The method of proof should now be clear.  When $\delta \gt 0$ is an arbitrarily small angular distance (from the starship's perspective) and $\epsilon\gt 0$ is that proportion of the $X$ cloud, as seen from $x,$ which might lie beyond an angular distance $\delta$ of some fixed reference point $O$ (which we might as well take to be the origin), then almost all the values of $(X-x)/|X-x|$ are very nearly parallel to the vector from $x$ to $O$ (namely, $-x$) and their contribution to the expectation will be close to the unit vector in that direction.  Since $\epsilon$ is tiny, the projection of the rest of $X$ doesn't change that expectation much.  Thus, the norm of the expectation approaches the norm of the unit vector from $x$ to $O,$ which is always $1,$ QED.

This proof can be carried out formally in many ways. The following proceeds according to the foregoing plan.  Thus, let $\epsilon \gt 0$ and $\delta\gt 0$ be arbitrary small numbers; let $r$ be the smallest radius for which $\Pr(|X| \le r) \ge 1-\epsilon,$ and choose $x$ such that  $|x| \ge r\csc(\delta).$  This guarantees that when $|X|\le r,$
$$\left|y\right| \le \sin(\delta)\lt \delta\tag{*}$$
where
$$y= \frac{x-X}{|x-X|} - \frac{x}{|x|}.$$
($y$ is the vector displacement between $X$ and the origin in the ship's viewfinder.)

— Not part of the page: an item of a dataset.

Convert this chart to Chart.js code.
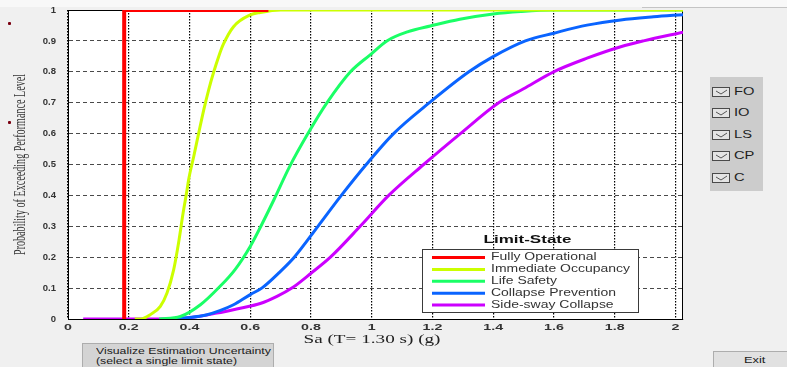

If necessary, adjust $\epsilon$ downwards to $\epsilon^\prime$ so that $1-\epsilon^\prime= \Pr(|X|\le r).$  This is needed to deal with non-continuous distributions of $X.$
Writing the expectation in terms of expectations conditioned on the events $|X|\le r$ and $|X|\gt r,$ we have
$$E\left[\frac{x-X}{|x-X|}\right] = (1-\epsilon^\prime)\left(\frac{x}{|x|} + y\right) + (\epsilon^\prime)z$$
where $z$ is the conditional expectation of $(x-X)/|x-X|$ for $|X|\gt r$ and therefore $|z|\le 1.$  Taking norms of both sides (note that $|\,x/|x|\,|=1$) and applying the triangle inequality along with the inequality $(*)$ yields
$$(1-\epsilon^\prime)(1-\delta) - (\epsilon^\prime)(1) \le \Bigg| E\left[\frac{x-X}{|x-X|}\right]\Bigg| \le (1-\epsilon^\prime)(1+\delta) + (\epsilon^\prime)(1).$$
Since both $\epsilon^\prime \le \epsilon$ and $\delta$ can be made arbitrarily small, both bounds shrink to $1,$ proving $$1 = \lim_{|x|\to\infty} \Bigg|E\left[\frac{x-X}{|x-X|}\right]\Bigg|,$$ QED.